Stored dataset items

======

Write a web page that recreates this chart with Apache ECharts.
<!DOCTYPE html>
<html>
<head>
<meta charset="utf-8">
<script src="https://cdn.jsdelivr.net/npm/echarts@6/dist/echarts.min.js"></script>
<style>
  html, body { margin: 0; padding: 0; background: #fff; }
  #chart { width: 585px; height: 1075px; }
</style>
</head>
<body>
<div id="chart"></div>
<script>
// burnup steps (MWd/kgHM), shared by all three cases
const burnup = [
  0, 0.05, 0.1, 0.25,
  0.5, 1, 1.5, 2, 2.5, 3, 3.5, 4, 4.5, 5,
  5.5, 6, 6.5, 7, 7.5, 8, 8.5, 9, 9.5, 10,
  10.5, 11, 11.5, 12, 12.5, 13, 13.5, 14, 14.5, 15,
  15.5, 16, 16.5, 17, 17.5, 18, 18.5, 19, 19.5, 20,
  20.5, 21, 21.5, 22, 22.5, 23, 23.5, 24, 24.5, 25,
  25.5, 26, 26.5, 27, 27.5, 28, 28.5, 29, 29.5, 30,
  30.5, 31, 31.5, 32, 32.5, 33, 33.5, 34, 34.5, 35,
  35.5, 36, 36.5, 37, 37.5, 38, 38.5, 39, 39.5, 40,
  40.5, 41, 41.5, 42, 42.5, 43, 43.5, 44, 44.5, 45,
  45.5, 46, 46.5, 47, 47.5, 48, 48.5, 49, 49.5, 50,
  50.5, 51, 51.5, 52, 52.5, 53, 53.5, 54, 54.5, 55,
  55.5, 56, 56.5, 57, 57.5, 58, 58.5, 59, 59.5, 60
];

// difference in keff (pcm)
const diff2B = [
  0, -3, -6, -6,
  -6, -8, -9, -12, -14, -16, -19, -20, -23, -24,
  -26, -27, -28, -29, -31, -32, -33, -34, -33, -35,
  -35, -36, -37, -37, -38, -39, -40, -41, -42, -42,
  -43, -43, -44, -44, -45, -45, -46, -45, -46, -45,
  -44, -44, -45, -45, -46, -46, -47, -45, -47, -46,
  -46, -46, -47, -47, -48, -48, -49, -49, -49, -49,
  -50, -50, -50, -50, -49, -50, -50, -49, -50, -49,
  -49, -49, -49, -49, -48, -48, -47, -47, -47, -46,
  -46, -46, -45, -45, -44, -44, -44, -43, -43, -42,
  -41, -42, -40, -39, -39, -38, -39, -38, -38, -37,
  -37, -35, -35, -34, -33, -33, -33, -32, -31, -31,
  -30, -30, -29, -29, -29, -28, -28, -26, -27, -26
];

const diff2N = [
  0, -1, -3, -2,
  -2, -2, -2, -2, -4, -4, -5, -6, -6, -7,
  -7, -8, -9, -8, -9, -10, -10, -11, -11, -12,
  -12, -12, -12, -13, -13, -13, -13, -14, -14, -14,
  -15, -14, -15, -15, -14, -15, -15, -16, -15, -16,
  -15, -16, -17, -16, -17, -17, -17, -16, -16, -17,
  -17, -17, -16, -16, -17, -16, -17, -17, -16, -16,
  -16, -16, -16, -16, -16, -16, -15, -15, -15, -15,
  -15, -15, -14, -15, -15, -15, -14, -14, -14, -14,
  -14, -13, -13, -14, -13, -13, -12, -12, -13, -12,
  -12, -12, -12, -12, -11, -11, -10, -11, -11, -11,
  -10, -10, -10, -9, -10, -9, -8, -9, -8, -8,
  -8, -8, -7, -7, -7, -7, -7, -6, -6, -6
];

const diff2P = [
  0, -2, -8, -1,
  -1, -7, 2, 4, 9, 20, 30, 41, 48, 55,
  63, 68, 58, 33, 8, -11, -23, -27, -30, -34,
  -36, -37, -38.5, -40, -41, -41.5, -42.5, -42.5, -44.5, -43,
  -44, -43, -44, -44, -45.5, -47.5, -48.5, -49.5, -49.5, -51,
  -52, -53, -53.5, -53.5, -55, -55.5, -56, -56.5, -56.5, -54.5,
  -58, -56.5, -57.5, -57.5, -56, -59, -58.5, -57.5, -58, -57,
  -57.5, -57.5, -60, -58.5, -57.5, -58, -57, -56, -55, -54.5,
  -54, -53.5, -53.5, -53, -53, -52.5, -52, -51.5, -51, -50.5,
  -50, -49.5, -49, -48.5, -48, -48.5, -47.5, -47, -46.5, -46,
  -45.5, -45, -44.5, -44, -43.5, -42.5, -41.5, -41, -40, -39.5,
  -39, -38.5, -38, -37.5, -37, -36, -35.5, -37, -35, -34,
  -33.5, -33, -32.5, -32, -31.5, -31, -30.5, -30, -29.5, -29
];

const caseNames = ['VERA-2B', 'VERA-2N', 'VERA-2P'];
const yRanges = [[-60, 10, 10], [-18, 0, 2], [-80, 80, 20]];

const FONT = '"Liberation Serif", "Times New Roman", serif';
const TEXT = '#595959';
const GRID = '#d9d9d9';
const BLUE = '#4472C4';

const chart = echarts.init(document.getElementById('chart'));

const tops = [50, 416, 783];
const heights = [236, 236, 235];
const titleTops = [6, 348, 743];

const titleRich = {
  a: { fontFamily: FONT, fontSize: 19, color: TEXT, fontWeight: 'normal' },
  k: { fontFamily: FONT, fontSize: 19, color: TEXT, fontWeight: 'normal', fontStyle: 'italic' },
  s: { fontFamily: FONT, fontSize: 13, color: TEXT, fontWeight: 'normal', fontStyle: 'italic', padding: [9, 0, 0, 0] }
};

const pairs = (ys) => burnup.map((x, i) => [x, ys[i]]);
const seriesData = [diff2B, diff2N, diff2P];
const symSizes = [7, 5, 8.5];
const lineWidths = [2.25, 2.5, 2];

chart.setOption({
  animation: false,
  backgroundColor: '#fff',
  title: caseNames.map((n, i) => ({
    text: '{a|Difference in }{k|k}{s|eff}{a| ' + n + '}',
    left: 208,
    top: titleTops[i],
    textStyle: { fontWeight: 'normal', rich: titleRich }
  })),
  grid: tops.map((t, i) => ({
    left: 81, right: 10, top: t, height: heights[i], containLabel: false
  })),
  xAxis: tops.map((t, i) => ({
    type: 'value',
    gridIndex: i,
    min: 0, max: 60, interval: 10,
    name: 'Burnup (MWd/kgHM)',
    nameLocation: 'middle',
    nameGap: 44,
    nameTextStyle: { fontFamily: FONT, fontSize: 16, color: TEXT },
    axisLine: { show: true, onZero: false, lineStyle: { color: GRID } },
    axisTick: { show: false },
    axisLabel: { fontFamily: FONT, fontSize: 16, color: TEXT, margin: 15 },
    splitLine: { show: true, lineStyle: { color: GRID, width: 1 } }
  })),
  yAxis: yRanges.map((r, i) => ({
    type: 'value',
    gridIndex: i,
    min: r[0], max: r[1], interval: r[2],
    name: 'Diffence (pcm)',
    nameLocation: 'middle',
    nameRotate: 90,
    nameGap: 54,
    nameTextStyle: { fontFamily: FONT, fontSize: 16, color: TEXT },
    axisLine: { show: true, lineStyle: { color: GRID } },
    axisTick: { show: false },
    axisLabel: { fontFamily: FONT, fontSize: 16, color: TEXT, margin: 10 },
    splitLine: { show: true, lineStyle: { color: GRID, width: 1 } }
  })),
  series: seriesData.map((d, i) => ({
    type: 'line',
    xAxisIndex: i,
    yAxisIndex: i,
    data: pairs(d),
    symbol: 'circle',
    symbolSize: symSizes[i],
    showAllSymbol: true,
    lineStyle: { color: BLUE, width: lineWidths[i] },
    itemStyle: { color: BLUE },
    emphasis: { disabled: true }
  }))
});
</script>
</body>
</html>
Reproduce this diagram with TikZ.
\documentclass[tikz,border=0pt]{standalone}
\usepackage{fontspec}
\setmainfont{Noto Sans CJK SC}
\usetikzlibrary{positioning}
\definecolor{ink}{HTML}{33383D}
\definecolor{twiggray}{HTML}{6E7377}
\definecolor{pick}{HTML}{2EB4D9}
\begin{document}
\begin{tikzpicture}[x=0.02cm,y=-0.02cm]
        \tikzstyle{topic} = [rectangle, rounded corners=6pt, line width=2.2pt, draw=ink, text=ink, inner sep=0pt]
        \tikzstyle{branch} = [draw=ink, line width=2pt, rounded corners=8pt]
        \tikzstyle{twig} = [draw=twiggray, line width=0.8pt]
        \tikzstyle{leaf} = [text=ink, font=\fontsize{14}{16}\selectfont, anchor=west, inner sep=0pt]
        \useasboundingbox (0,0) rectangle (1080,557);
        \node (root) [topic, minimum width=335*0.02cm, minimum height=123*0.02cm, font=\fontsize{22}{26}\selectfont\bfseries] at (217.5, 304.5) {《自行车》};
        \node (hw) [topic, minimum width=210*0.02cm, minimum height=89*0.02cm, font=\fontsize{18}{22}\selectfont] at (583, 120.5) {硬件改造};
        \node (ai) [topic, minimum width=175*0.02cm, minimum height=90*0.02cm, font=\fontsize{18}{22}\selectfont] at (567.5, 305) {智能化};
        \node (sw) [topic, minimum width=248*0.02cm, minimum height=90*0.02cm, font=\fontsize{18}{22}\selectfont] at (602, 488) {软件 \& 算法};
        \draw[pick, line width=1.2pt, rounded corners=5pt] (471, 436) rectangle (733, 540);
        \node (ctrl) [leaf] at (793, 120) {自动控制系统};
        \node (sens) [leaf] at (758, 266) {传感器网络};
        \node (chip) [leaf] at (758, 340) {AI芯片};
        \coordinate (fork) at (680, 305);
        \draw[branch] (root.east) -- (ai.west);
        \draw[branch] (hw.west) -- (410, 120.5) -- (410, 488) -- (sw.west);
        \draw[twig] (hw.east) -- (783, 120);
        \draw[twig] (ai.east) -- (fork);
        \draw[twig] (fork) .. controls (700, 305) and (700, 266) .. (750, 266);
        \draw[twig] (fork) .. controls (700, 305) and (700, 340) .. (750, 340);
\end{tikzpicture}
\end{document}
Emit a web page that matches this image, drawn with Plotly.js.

======

◆ **What needs to be done**:
Copy each line of the listing that contains the string "with".

◆ **Solution below**:
Write a web page that recreates this chart with Apache ECharts.
Reproduce this diagram with TikZ.
Emit a web page that matches this image, drawn with Plotly.js.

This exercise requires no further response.